Sunday, June 7, 2009, Page 2B
BriefCase

Owston
The doctoral dissertation of Dr. James M. Owston, a senior academic officer in distance education at Mountain State University, has won its second outstanding research award. While less than one percent of the population receives a research doctorate, few individuals are honored with one dissertation award let alone two.

Owston’s dissertation is the 2009 winner of the Alice L. Beeman Dissertation Award for Outstanding Research in Communications and Marketing for Educational Advancement. This international award centers on the research facets of marketing, public relations, government relations, issues management, and institutional image enhancement. Owston’s work documented each of these marketing areas relating to the rebranding of colleges as universities.

Last year, Owston received the 2008 Leo and Margaret Goodman-Malamuth Outstanding Dissertation Award for Research in Higher Educational Administration.
Owston’s dissertation, “Survival of the Fittest? The Rebranding of West Virginia Higher Education,” was completed in the leadership studies program at Marshall University in November 2007. While centering on the on the successes and pitfalls of institutional rebranding strategies at 11 West Virginia institutions, the work drew upon original research of over 160 rebranded colleges and universities in the United States.

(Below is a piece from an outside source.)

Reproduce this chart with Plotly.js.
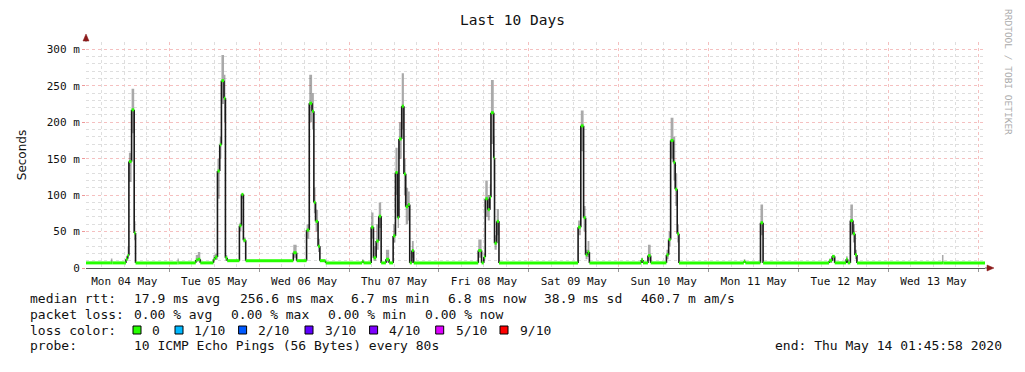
<!DOCTYPE html>
<html>
<head>
<meta charset="utf-8">
<script src="https://cdn.plot.ly/plotly-3.0.1.min.js"></script>
<style>
  html, body { margin: 0; padding: 0; background: #fff; }
  #chart { width: 1025px; height: 372px; }
</style>
</head>
<body>
<div id="chart"></div>
<script>
// ---- DATA (hours since 2020-05-04 00:00, values in ms) ----
const sampleHour = [1.77, 8.42, 8.82, 12.15, 12.42, 12.87, 13.22, 13.94, 14.63, 14.99,
  26.20, 26.54, 31.07, 31.61, 32.27, 35.79, 36.22, 36.86, 37.47, 37.92, 38.61, 38.99, 39.47,
  42.72, 43.26, 43.79, 44.40, 57.11, 57.99, 60.65, 61.37, 62.12, 62.60, 63.05, 63.72, 64.20,
  65.73, 75.50, 75.84, 77.90, 78.51, 79.23, 79.92, 80.56, 81.84, 82.70, 83.76, 84.38, 84.96,
  85.31, 86.05, 86.64, 87.12, 87.76, 88.19, 88.77, 89.25, 106.49, 107.37, 107.96, 108.36,
  109.02, 109.56, 109.87, 110.62, 110.83, 111.42, 112.01, 133.14, 133.86, 134.61, 135.14,
  135.67, 136.15, 150.01, 150.46, 151.79, 152.51, 156.72, 157.31, 157.84, 158.59, 159.07,
  159.60, 160.06, 177.38, 177.78, 181.83, 182.52, 200.16, 200.96, 201.63, 204.70, 205.10,
  205.82, 206.51, 207.05, 207.58, 230.28, 230.68, 241.77];
const medianMs = [7, 7, 7, 7, 12, 17, 146, 217, 48, 7,
  7, 7, 11, 12, 7, 12, 15, 133, 169, 257, 233, 14, 10,
  58, 101, 38, 10, 21, 10, 52, 226, 215, 90, 64, 30, 10,
  7, 9, 7, 56, 14, 37, 71, 7, 12, 7, 44, 131, 69,
  177, 222, 129, 84, 87, 7, 24, 7, 24, 7, 15, 95,
  80, 97, 213, 151, 34, 64, 7, 56, 195, 69, 18,
  22, 7, 11, 7, 17, 7, 18, 39, 175, 145, 108,
  47, 7, 9, 7, 62, 7, 10, 16, 7, 12, 7,
  65, 47, 18, 7, 7, 7, 7];
const smokeLoMs = [7, 7, 7, 7, 10, 14, 118, 185, 38, 7,
  7, 7, 9, 9, 7, 9, 11, 95, 150, 225, 200, 10, 9,
  50, 95, 35, 9, 14, 9, 40, 200, 190, 75, 50, 22, 9,
  7, 7, 7, 40, 10, 25, 55, 7, 8, 7, 35, 100, 55,
  150, 190, 100, 60, 65, 7, 14, 7, 14, 7, 10, 70,
  65, 80, 170, 120, 25, 45, 7, 45, 160, 50, 12,
  15, 7, 8, 7, 10, 7, 12, 30, 150, 120, 85,
  35, 7, 7, 7, 45, 7, 7, 10, 7, 8, 7,
  45, 35, 12, 7, 7, 7, 7];
const smokeHiMs = [7, 13, 7, 7, 16, 30, 158, 246, 64, 7,
  13, 7, 18, 22, 7, 18, 20, 150, 180, 292, 265, 18, 11,
  62, 102, 42, 11, 32, 11, 60, 265, 240, 110, 80, 40, 11,
  7, 12, 7, 76, 30, 60, 90, 7, 25, 7, 60, 165, 95,
  200, 267, 150, 110, 105, 7, 37, 7, 39, 7, 20, 120,
  100, 115, 258, 180, 45, 81, 7, 65, 216, 85, 25,
  37, 7, 14, 7, 32, 7, 25, 50, 206, 180, 130,
  60, 7, 12, 7, 87, 7, 13, 18, 7, 16, 7,
  87, 60, 25, 7, 18, 7, 7];

const yTickVals = [0, 50, 100, 150, 200, 250, 300];
const yTickText = ['0', '50 m', '100 m', '150 m', '200 m', '250 m', '300 m'];

const statsRow1 = ['median rtt:', '17.9 ms avg', '256.6 ms max', '6.7 ms min', '6.8 ms now', '38.9 ms sd', '460.7 m am/s'];
const statsRow2 = ['packet loss:', '0.00 % avg', '0.00 % max', '0.00 % min', '0.00 % now'];
const lossLabels = ['0', '1/10', '2/10', '3/10', '4/10', '5/10', '9/10'];
const lossColors = ['#26ff00', '#00b8ff', '#0059ff', '#5e00ff', '#7e00ff', '#dd00ff', '#ff0000'];
const probeText = '10 ICMP Echo Pings (56 Bytes) every 80s';
const endText = 'end: Thu May 14 01:45:58 2020';
const rangeStart = '2020-05-04 01:45:58';
const rangeEnd = '2020-05-14 01:45:58';

// ---- helpers ----
const BASE = Date.UTC(2020, 4, 4);
function toDate(h) {
  return new Date(BASE + h * 3600000).toISOString().replace('T', ' ').slice(0, 19);
}
const X = sampleHour.map(toDate);

// median: green horizontals, dark verticals
const hx = [], hy = [], vx = [], vy = [];
for (let i = 0; i < X.length - 1; i++) {
  hx.push(X[i], X[i + 1], null); hy.push(medianMs[i], medianMs[i], null);
  if (medianMs[i + 1] !== medianMs[i]) {
    vx.push(X[i + 1], X[i + 1], null); vy.push(medianMs[i], medianMs[i + 1], null);
  }
}

const PL = 86, PR = 985, PT = 42, PB = 268;
const PW = PR - PL, PH = PB - PT;
const px = v => (v - PL) / PW;
const py = v => (PB - v) / PH;

const MONO = 'DejaVu Sans Mono';

const traces = [
  { x: X, y: smokeHiMs, type: 'scatter', mode: 'lines', line: { width: 0, shape: 'hv' }, hoverinfo: 'skip', showlegend: false },
  { x: X, y: smokeLoMs, type: 'scatter', mode: 'lines', line: { width: 0, shape: 'hv' }, fill: 'tonexty', fillcolor: 'rgba(50,50,50,0.42)', hoverinfo: 'skip', showlegend: false },
  { x: vx, y: vy, type: 'scatter', mode: 'lines', line: { color: '#1a1a1a', width: 1.6 }, hoverinfo: 'skip', showlegend: false },
  { x: hx, y: hy, type: 'scatter', mode: 'lines', line: { color: '#26ff00', width: 3 }, hoverinfo: 'skip', showlegend: false }
];

const annotations = [];
function txt(s, x, y, opts) {
  annotations.push(Object.assign({
    text: s, xref: 'paper', yref: 'paper', x: px(x), y: py(y), xanchor: 'left', yanchor: 'middle',
    showarrow: false, font: { family: MONO, size: 13, color: '#111' }
  }, opts || {}));
}
const row1X = [28, 132, 237.5, 349, 446, 542, 639];
statsRow1.forEach((s, i) => txt(s, row1X[i], 298.5));
const row2X = [28, 132, 228.6, 325.7, 422.5];
statsRow2.forEach((s, i) => txt(s, row2X[i], 314));
txt('loss color:', 28, 330);
const sqX = [133, 175, 238.6, 305, 369.6, 435.7, 500];
const lblX = [150, 191.8, 256, 322.5, 386.8, 453.6, 518];
const shapes = [];
lossLabels.forEach((s, i) => {
  txt(s, lblX[i], 330);
  shapes.push({ type: 'rect', xref: 'paper', yref: 'paper', x0: px(sqX[i]), x1: px(sqX[i] + 8), y0: py(334), y1: py(326),
    fillcolor: lossColors[i], line: { color: '#000', width: 1 } });
});
txt('probe:', 28, 345.5);
txt(probeText, 132, 345.5);
txt(endText, 773, 345.5);
annotations.push({ text: 'RRDTOOL / TOBI OETIKER', xref: 'paper', yref: 'paper', x: px(1009), y: py(72),
  textangle: 90, showarrow: false, xanchor: 'center', yanchor: 'middle',
  font: { family: MONO, size: 9.5, color: '#aaaaaa' } });

// axis arrows
shapes.push({ type: 'line', xref: 'paper', yref: 'paper', x0: px(985), x1: px(989), y0: 0, y1: 0, line: { color: '#555', width: 1 } });
shapes.push({ type: 'path', xref: 'paper', yref: 'paper',
  path: `M ${px(987)} ${py(265)} L ${px(994)} ${py(268)} L ${px(987)} ${py(271)} Z`, fillcolor: '#8b1a1a', line: { color: '#8b1a1a', width: 0.5 } });
shapes.push({ type: 'line', xref: 'paper', yref: 'paper', x0: 0, x1: 0, y0: 1, y1: py(39), line: { color: '#888', width: 1 } });
shapes.push({ type: 'path', xref: 'paper', yref: 'paper',
  path: `M ${px(83)} ${py(41)} L ${px(86)} ${py(34)} L ${px(89)} ${py(41)} Z`, fillcolor: '#8b1a1a', line: { color: '#8b1a1a', width: 0.5 } });

const layout = {
  width: 1025, height: 372,
  margin: { l: PL, r: 1025 - PR, t: PT, b: 372 - PB },
  paper_bgcolor: '#ffffff', plot_bgcolor: '#ffffff',
  showlegend: false,
  title: { text: 'Last 10 Days', xref: 'container', x: 0.5, xanchor: 'center', yref: 'container', y: 1 - 20 / 372, yanchor: 'middle',
    font: { family: MONO, size: 14.5, color: '#111' } },
  xaxis: {
    type: 'date', range: [rangeStart, rangeEnd],
    tick0: '2020-05-04 00:00:00', dtick: 86400000, ticklabelmode: 'period', tickformat: '%a %d %b',
    showgrid: true, gridcolor: '#f5c0c0', griddash: 'dot', gridwidth: 1,
    minor: { dtick: 21600000, tick0: '2020-05-04 00:00:00', showgrid: true, gridcolor: '#dedede', griddash: 'dot', gridwidth: 1 },
    ticks: 'outside', ticklen: 3, tickcolor: '#999',
    showline: true, linecolor: '#555', linewidth: 1, zeroline: false,
    tickfont: { family: MONO, size: 11, color: '#111' }, fixedrange: true
  },
  yaxis: {
    range: [0, 310], tickvals: yTickVals, ticktext: yTickText,
    showgrid: true, gridcolor: '#f5c0c0', griddash: 'dot', gridwidth: 1,
    minor: { dtick: 10, showgrid: true, gridcolor: '#dedede', griddash: 'dot', gridwidth: 1 },
    ticks: 'outside', ticklen: 3, tickcolor: '#e99',
    showline: false, zeroline: false,
    tickfont: { family: MONO, size: 11, color: '#111' },
    title: { text: 'Seconds', standoff: 17, font: { family: 'DejaVu Sans', size: 12, color: '#111' } },
    fixedrange: true
  },
  annotations: annotations,
  shapes: shapes
};

Plotly.newPlot('chart', traces, layout, { staticPlot: true, displayModeBar: false });
</script>
</body>
</html>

According AAUA awards chair, Dr. Jerome L. Neuner, Owston became a finalist largely because of the “multiple methodologies underlying his work including the use of statistical, ethnographic, and case study methods. The breadth of his inquiry made it necessary for him to frame questions in different formats and seek answers with different tools.”

Owston teaches undergraduate and graduate communication and media classes and serves on the school’s institutional review board and assessment committee. He also is a board member of the Friends of West Virginia Public Broadcasting.